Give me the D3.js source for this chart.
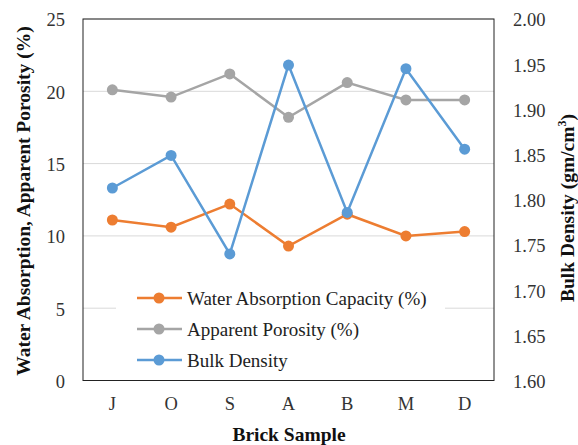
<!DOCTYPE html>
<html>
<head>
<meta charset="utf-8">
<script src="https://cdn.jsdelivr.net/npm/d3@7"></script>
</head>
<body style="margin:0">
<svg id="chart" width="578" height="445" font-family="Liberation Serif"></svg>
<script>
// Brick samples and measured properties
const samples = ["J", "O", "S", "A", "B", "M", "D"];
const waterAbsorption = [11.1, 10.6, 12.2, 9.3, 11.5, 10.0, 10.3];
const apparentPorosity = [20.1, 19.6, 21.2, 18.2, 20.6, 19.4, 19.4];
const bulkDensity = [1.813, 1.849, 1.740, 1.949, 1.786, 1.945, 1.856];
const leftTicks = [0, 5, 10, 15, 20, 25];
const rightTicks = [1.60, 1.65, 1.70, 1.75, 1.80, 1.85, 1.90, 1.95, 2.00];

const FONT = "Liberation Serif";

const svg = d3.select("#chart");
const m = { left: 83, right: 494, top: 19, bottom: 380.5 };

const x = d3.scaleBand().domain(samples).range([m.left, m.right]);
const yL = d3.scaleLinear().domain([0, 25]).range([m.bottom, m.top]);
const yR = d3.scaleLinear().domain([1.6, 2.0]).range([m.bottom, m.top]);

// White background
svg.append("rect").attr("width", 578).attr("height", 445).attr("fill", "#fff");

// Gridlines
svg.append("g").selectAll("line").data(leftTicks.slice(1)).join("line")
  .attr("x1", m.left).attr("x2", m.right)
  .attr("y1", d => yL(d)).attr("y2", d => yL(d))
  .attr("stroke", "#d9d9d9").attr("stroke-width", 1);

function styleTicks(g) {
  g.select(".domain").remove();
  g.attr("font-family", FONT).attr("font-size", 18.5);
  g.selectAll("text").attr("font-family", FONT).attr("font-size", 18.5).attr("fill", "#333");
}

// Left axis labels
svg.append("g").attr("transform", `translate(${m.left - 18},1)`)
  .call(d3.axisLeft(yL).tickValues(leftTicks).tickSize(0).tickPadding(0))
  .call(styleTicks);

// Right axis labels
svg.append("g").attr("transform", `translate(${m.right + 19},1)`)
  .call(d3.axisRight(yR).tickValues(rightTicks).tickFormat(d3.format(".2f")).tickSize(0).tickPadding(0))
  .call(styleTicks);

// Category labels
svg.append("g").attr("transform", `translate(0,${m.bottom})`)
  .call(d3.axisBottom(x).tickSize(0).tickPadding(0))
  .call(styleTicks)
  .selectAll("text").attr("dy", null).attr("y", 410 - m.bottom);

// Series
const series = [
  { name: "Water Absorption Capacity (%)", values: waterAbsorption, scale: yL, color: "#ED7D31" },
  { name: "Apparent Porosity (%)", values: apparentPorosity, scale: yL, color: "#A5A5A5" },
  { name: "Bulk Density", values: bulkDensity, scale: yR, color: "#5B9BD5" }
];

series.forEach(s => {
  const line = d3.line().x((d, i) => x(samples[i]) + x.bandwidth() / 2).y(d => s.scale(d));
  svg.append("path").datum(s.values).attr("d", line)
    .attr("fill", "none").attr("stroke", s.color).attr("stroke-width", 2.5);
  svg.append("g").selectAll("circle").data(s.values).join("circle")
    .attr("cx", (d, i) => x(samples[i]) + x.bandwidth() / 2)
    .attr("cy", d => s.scale(d)).attr("r", 5.5).attr("fill", s.color);
});

// Legend
const legend = svg.append("g");
legend.append("rect").attr("x", 116).attr("y", 280).attr("width", 329).attr("height", 92).attr("fill", "#fff");
series.forEach((s, i) => {
  const ly = 298 + i * 31;
  legend.append("line").attr("x1", 137).attr("x2", 182).attr("y1", ly).attr("y2", ly)
    .attr("stroke", s.color).attr("stroke-width", 2.5);
  legend.append("circle").attr("cx", 159).attr("cy", ly).attr("r", 5.5).attr("fill", s.color);
  legend.append("text").attr("x", 187).attr("y", ly + 7)
    .attr("font-family", FONT).attr("font-size", 19).attr("fill", "#222").text(s.name);
});

// Plot frame
svg.append("rect").attr("x", m.left).attr("y", m.top)
  .attr("width", m.right - m.left).attr("height", m.bottom - m.top)
  .attr("fill", "none").attr("stroke", "#222").attr("stroke-width", 1);

// Axis titles
function title(sel) {
  return sel.attr("font-family", FONT).attr("font-size", 19.5).attr("font-weight", "bold")
    .attr("fill", "#111").attr("text-anchor", "middle");
}
svg.append("text").attr("x", 289).attr("y", 441).call(title).text("Brick Sample");
svg.append("text").attr("transform", "translate(30,201) rotate(-90)").call(title)
  .text("Water Absorption, Apparent Porosity (%)");
const rt = svg.append("text").attr("transform", "translate(574,208) rotate(-90)").call(title);
rt.append("tspan").text("Bulk Density (gm/cm");
rt.append("tspan").attr("font-size", 12).attr("dy", -8).text("3");
rt.append("tspan").attr("dy", 8).text(")");
</script>
</body>
</html>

→ DO THIS: Some lines of the data above may hold the word "chart"; report how many do, and nothing else.

→ EXERCISE RESULT: 3